Exercise details:
Repeat everything from the first line of the listing below through the line that contains "Chart.register(...registerables);", exactly. Leave out pictures.

Information shown:

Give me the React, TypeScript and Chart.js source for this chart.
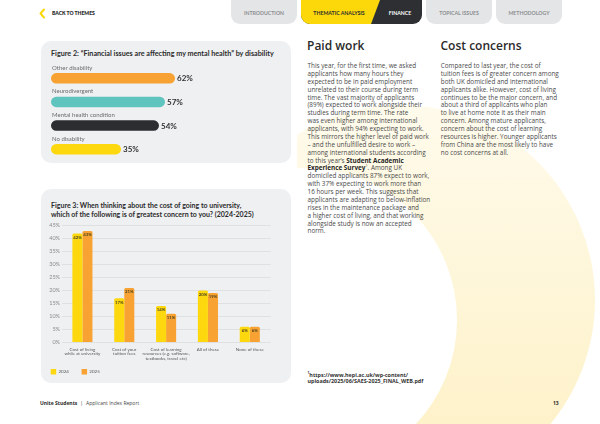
import React, { useEffect, useRef } from "react";
import { Chart, registerables } from "chart.js";

Chart.register(...registerables);

// ---------- Figure 2 data ----------
const fig2Categories = ["Other disability", "Neurodivergent", "Mental health condition", "No disability"];
const fig2Values = [62, 57, 54, 35];
const fig2Colors = ["#f7a232", "#5ec4bd", "#2b2d31", "#fdd80f"];

// ---------- Figure 3 data ----------
const fig3Categories = [
  ["Cost of living", "while at university"],
  ["Cost of your", "tuition fees"],
  ["Cost of learning", "resources (e.g. software,", "textbooks, travel etc)"],
  ["All of these"],
  ["None of these"],
];
const fig3SeriesNames = ["2024", "2025"];
const fig3Values2024 = [42, 17, 14, 20, 6];
const fig3Values2025 = [43, 21, 11, 19, 6];
const fig3YMax = 45;
const fig3YStep = 5;

// ---------- page text ----------
const navTabs = ["INTRODUCTION", "THEMATIC ANALYSIS", "FINANCE", "TOPICAL ISSUES", "METHODOLOGY"];
const paidWorkLines = [
  "This year, for the first time, we asked",
  "applicants how many hours they",
  "expected to be in paid employment",
  "unrelated to their course during term",
  "time. The vast majority of applicants",
  "(89%) expected to work alongside their",
  "studies during term time. The rate",
  "was even higher among international",
  "applicants, with 94% expecting to work.",
  "This mirrors the higher level of paid work",
  "– and the unfulfilled desire to work –",
  "among international students according",
  "to this year’s **Student Academic**",
  "**Experience Survey**^1. Among UK",
  "domiciled applicants 87% expect to work,",
  "with 37% expecting to work more than",
  "16 hours per week. This suggests that",
  "applicants are adapting to below-inflation",
  "rises in the maintenance package and",
  "a higher cost of living, and that working",
  "alongside study is now an accepted",
  "norm.",
];
const costLines = [
  "Compared to last year, the cost of",
  "tuition fees is of greater concern among",
  "both UK domiciled and international",
  "applicants alike. However, cost of living",
  "continues to be the major concern, and",
  "about a third of applicants who plan",
  "to live at home note it as their main",
  "concern. Among mature applicants,",
  "concern about the cost of learning",
  "resources is higher. Younger applicants",
  "from China are the most likely to have",
  "no cost concerns at all.",
];

function richLine(s: string, key: number) {
  const parts = s.split("**");
  return (
    <div key={key} style={{ whiteSpace: "nowrap" }}>
      {parts.map((p, i) => {
        const segs = p.split("^1");
        const content: any[] = [];
        segs.forEach((seg, j) => {
          if (j > 0)
            content.push(
              <sup key={"s" + j} style={{ fontSize: "0.6em", lineHeight: 0 }}>
                1
              </sup>
            );
          content.push(seg);
        });
        return i % 2 === 1 ? (
          <b key={i} style={{ fontWeight: 700, color: "#262626" }}>
            {content}
          </b>
        ) : (
          <span key={i}>{content}</span>
        );
      })}
    </div>
  );
}

function Fig2Chart() {
  const ref = useRef<HTMLCanvasElement>(null);
  useEffect(() => {
    const labelPlugin = {
      id: "fig2labels",
      afterDatasetsDraw(chart: any) {
        const ctx = chart.ctx;
        const meta = chart.getDatasetMeta(0);
        meta.data.forEach((bar: any, i: number) => {
          const { x, y, base, height } = bar.getProps(["x", "y", "base", "height"], true);
          ctx.save();
          ctx.textBaseline = "middle";
          ctx.textAlign = "left";
          ctx.font = "400 6px Lato";
          ctx.fillStyle = "#6a6b6e";
          ctx.fillText(String(chart.data.labels[i]), base + 1, y - height / 2 - 5.3);
          ctx.font = "700 8px Lato";
          ctx.fillStyle = "#333333";
          ctx.fillText(chart.data.datasets[0].data[i] + "%", x + 2, y + 0.5);
          ctx.restore();
        });
      },
    };
    const chart = new Chart(ref.current as HTMLCanvasElement, {
      type: "bar",
      data: {
        labels: fig2Categories,
        datasets: [
          {
            data: fig2Values,
            backgroundColor: fig2Colors,
            borderRadius: 20,
            borderSkipped: false,
            barPercentage: 0.44,
            categoryPercentage: 1,
          },
        ],
      },
      options: {
        indexAxis: "y",
        responsive: false,
        animation: false,
        layout: { padding: { left: 10, right: 40, top: 6.5, bottom: 2 } },
        scales: {
          x: { display: false, min: 0, max: 100 },
          y: { display: false },
        },
        plugins: { legend: { display: false }, tooltip: { enabled: false } },
      } as any,
      plugins: [labelPlugin],
    });
    return () => chart.destroy();
  }, []);
  return (
    <canvas
      ref={ref}
      width={250}
      height={103}
      style={{ position: "absolute", left: 41, top: 60, width: 250, height: 103 }}
    />
  );
}

function Fig3Chart() {
  const ref = useRef<HTMLCanvasElement>(null);
  useEffect(() => {
    const valuePlugin = {
      id: "fig3values",
      afterDatasetsDraw(chart: any) {
        const ctx = chart.ctx;
        chart.data.datasets.forEach((ds: any, di: number) => {
          const meta = chart.getDatasetMeta(di);
          meta.data.forEach((bar: any, i: number) => {
            const { x, y } = bar.getProps(["x", "y"], true);
            ctx.save();
            ctx.font = "700 4.3px Lato";
            ctx.fillStyle = "#4d4420";
            ctx.textAlign = "center";
            ctx.textBaseline = "middle";
            ctx.fillText(ds.data[i] + "%", x, y + 4);
            ctx.restore();
          });
        });
      },
    };
    const chart = new Chart(ref.current as HTMLCanvasElement, {
      type: "bar",
      data: {
        labels: fig3Categories,
        datasets: [
          {
            label: fig3SeriesNames[0],
            data: fig3Values2024,
            backgroundColor: "#fdd80f",
            borderWidth: 0,
            borderRadius: { topLeft: 1.5, topRight: 1.5, bottomLeft: 0, bottomRight: 0 },
            borderSkipped: false,
            barPercentage: 1,
            categoryPercentage: 0.48,
          },
          {
            label: fig3SeriesNames[1],
            data: fig3Values2025,
            backgroundColor: "#f7a232",
            borderWidth: 0,
            borderRadius: { topLeft: 1.5, topRight: 1.5, bottomLeft: 0, bottomRight: 0 },
            borderSkipped: false,
            barPercentage: 1,
            categoryPercentage: 0.48,
          },
        ],
      },
      options: {
        responsive: false,
        animation: false,
        layout: { padding: { left: 2, right: 20.3, top: 10.7, bottom: 0.5 } },
        scales: {
          x: {
            grid: { display: false, drawTicks: false },
            border: { display: false },
            ticks: {
              font: { family: "Lato", size: 4.5, lineHeight: 1.05 },
              color: "#55575a",
              maxRotation: 0,
              minRotation: 0,
              autoSkip: false,
              padding: 4.5,
            },
            afterFit: (s: any) => {
              s.height = 14;
              // let the multi-line category labels run below the axis box
              s._computeLabelArea = () => undefined;
            },
          },
          y: {
            min: 0,
            max: fig3YMax,
            ticks: {
              stepSize: fig3YStep,
              callback: (v: any) => v + "%",
              font: { family: "Lato", size: 5.5 },
              color: "#8a8b8e",
              padding: 1.5,
            },
            grid: { color: "#d7d8db", lineWidth: 0.7, drawTicks: false },
            border: { display: false },
            afterFit: (s: any) => {
              s.width = 23.5;
            },
          },
        },
        plugins: {
          legend: {
            position: "bottom",
            align: "start",
            labels: {
              boxWidth: 5.5,
              boxHeight: 5.5,
              padding: 12.7,
              font: { family: "Lato", size: 4.5 },
              color: "#55575a",
            },
          },
          tooltip: { enabled: false },
        },
      } as any,
      plugins: [valuePlugin],
    });
    return () => chart.destroy();
  }, []);
  return (
    <canvas
      ref={ref}
      width={255}
      height={170}
      style={{ position: "absolute", left: 36, top: 215, width: 255, height: 170 }}
    />
  );
}

const tabBase: React.CSSProperties = {
  position: "absolute",
  top: 0,
  height: 24,
  borderRadius: "0 0 9px 9px",
  fontFamily: "Lato",
  fontWeight: 700,
  fontSize: 5.2,
  lineHeight: "27px",
  textAlign: "center",
  letterSpacing: 0,
};

export default function App() {
  return (
    <div
      style={{
        position: "fixed",
        left: 0,
        top: 0,
        width: 600,
        height: 424,
        overflow: "hidden",
        background: "#ffffff",
        fontFamily: "'Open Sans', sans-serif",
        color: "#454545",
      }}
    >
      <svg width={600} height={424} style={{ position: "absolute", left: 0, top: 0 }}>
        <defs>
          <linearGradient id="sw" x1="0" y1="0" x2="0" y2="1">
            <stop offset="0" stopColor="#fffbec" />
            <stop offset="1" stopColor="#fdf0c2" />
          </linearGradient>
          <clipPath id="rightcol">
            <rect x={297} y={0} width={303} height={424} />
          </clipPath>
        </defs>
        <g clipPath="url(#rightcol)">
          <circle cx={400} cy={300} r={195} fill="url(#sw)" />
          <circle cx={305} cy={320} r={152} fill="#ffffff" />
        </g>
      </svg>

      {/* header */}
      <svg width={20} height={24} style={{ position: "absolute", left: 36, top: 1 }}>
        <polyline points="8,8.5 4.5,12.5 8,16.5" fill="none" stroke="#fcd80b" strokeWidth={2} strokeLinecap="round" strokeLinejoin="round" />
      </svg>
      <div
        style={{
          position: "absolute",
          left: 52,
          top: 10,
          fontFamily: "Lato",
          fontWeight: 800,
          fontSize: 5,
          lineHeight: "7px",
          color: "#2b2b2b",
          whiteSpace: "nowrap",
        }}
      >
        BACK TO THEMES
      </div>
      <div style={{ ...tabBase, left: 231, width: 66, background: "#e4e5e7", color: "#8c8e91" }}>{navTabs[0]}</div>
      <div style={{ ...tabBase, left: 301, width: 121, background: "#2d2f33" }} />
      <div
        style={{
          ...tabBase,
          left: 301,
          width: 79,
          background: "#fcd80b",
          borderRadius: "0 0 0 9px",
          clipPath: "polygon(0 0, 100% 0, calc(100% - 9px) 100%, 0 100%)",
        }}
      />
      <div style={{ ...tabBase, left: 301, width: 76, background: "transparent", color: "#2b2b2b" }}>{navTabs[1]}</div>
      <div style={{ ...tabBase, left: 378, width: 44, background: "transparent", color: "#ffffff" }}>{navTabs[2]}</div>
      <div style={{ ...tabBase, left: 426, width: 66, background: "#e4e5e7", color: "#8c8e91" }}>{navTabs[3]}</div>
      <div style={{ ...tabBase, left: 496, width: 66, background: "#e4e5e7", color: "#8c8e91" }}>{navTabs[4]}</div>

      {/* figure 2 */}
      <div style={{ position: "absolute", left: 41, top: 41, width: 250, height: 122, borderRadius: 10, background: "#eff0f2" }} />
      <div
        style={{
          position: "absolute",
          left: 51,
          top: 49,
          fontFamily: "Lato",
          fontWeight: 700,
          fontSize: 7.2,
          lineHeight: "10px",
          color: "#2b2b2b",
          whiteSpace: "nowrap",
        }}
      >
        Figure 2: “Financial issues are affecting my mental health” by disability
      </div>
      <Fig2Chart />

      {/* figure 3 */}
      <div style={{ position: "absolute", left: 41, top: 189, width: 250, height: 194, borderRadius: 10, background: "#eff0f2" }} />
      <div
        style={{
          position: "absolute",
          left: 51,
          top: 200.5,
          fontFamily: "Lato",
          fontWeight: 700,
          fontSize: 7,
          lineHeight: "9px",
          color: "#2b2b2b",
          whiteSpace: "nowrap",
        }}
      >
        <div>Figure 3: When thinking about the cost of going to university,</div>
        <div>which of the following is of greatest concern to you? (2024-2025)</div>
      </div>
      <Fig3Chart />

      {/* right columns */}
      <div
        style={{
          position: "absolute",
          left: 307,
          top: 38,
          fontWeight: 600,
          fontSize: 12,
          lineHeight: "16px",
          color: "#2a2a2a",
          whiteSpace: "nowrap",
        }}
      >
        Paid work
      </div>
      <div
        style={{
          position: "absolute",
          left: 440.5,
          top: 38,
          fontWeight: 600,
          fontSize: 12,
          lineHeight: "16px",
          color: "#2a2a2a",
          whiteSpace: "nowrap",
        }}
      >
        Cost concerns
      </div>
      <div style={{ position: "absolute", left: 307.5, top: 62.1, fontSize: 6.35, lineHeight: "7.87px", color: "#4a4a4a" }}>
        {paidWorkLines.map((l, i) => richLine(l, i))}
      </div>
      <div style={{ position: "absolute", left: 440.8, top: 62.1, fontSize: 6.35, lineHeight: "7.87px", color: "#4a4a4a" }}>
        {costLines.map((l, i) => richLine(l, i))}
      </div>

      {/* footnote */}
      <div
        style={{
          position: "absolute",
          left: 307.5,
          top: 373,
          fontWeight: 700,
          fontSize: 5.4,
          lineHeight: "5.7px",
          color: "#333",
          whiteSpace: "nowrap",
        }}
      >
        <div>
          <sup style={{ fontSize: "0.6em", lineHeight: 0 }}>1</sup>https://www.hepi.ac.uk/wp-content/
        </div>
        <div>uploads/2025/06/SAES-2025_FINAL_WEB.pdf</div>
      </div>

      {/* footer */}
      <div
        style={{
          position: "absolute",
          left: 40,
          top: 399.5,
          fontSize: 5,
          lineHeight: "6.5px",
          color: "#444",
          whiteSpace: "nowrap",
        }}
      >
        <b style={{ fontWeight: 700, color: "#2a2a2a" }}>Unite Students</b>
        <span style={{ margin: "0 3px" }}>|</span>Applicant Index Report
      </div>
      <div
        style={{
          position: "absolute",
          left: 553,
          top: 399.5,
          fontSize: 5,
          lineHeight: "6.5px",
          fontWeight: 700,
          color: "#2a2a2a",
        }}
      >
        13
      </div>
    </div>
  );
}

Task output:
Give me the React, TypeScript and Chart.js source for this chart.
import React, { useEffect, useRef } from "react";
import { Chart, registerables } from "chart.js";

Chart.register(...registerables);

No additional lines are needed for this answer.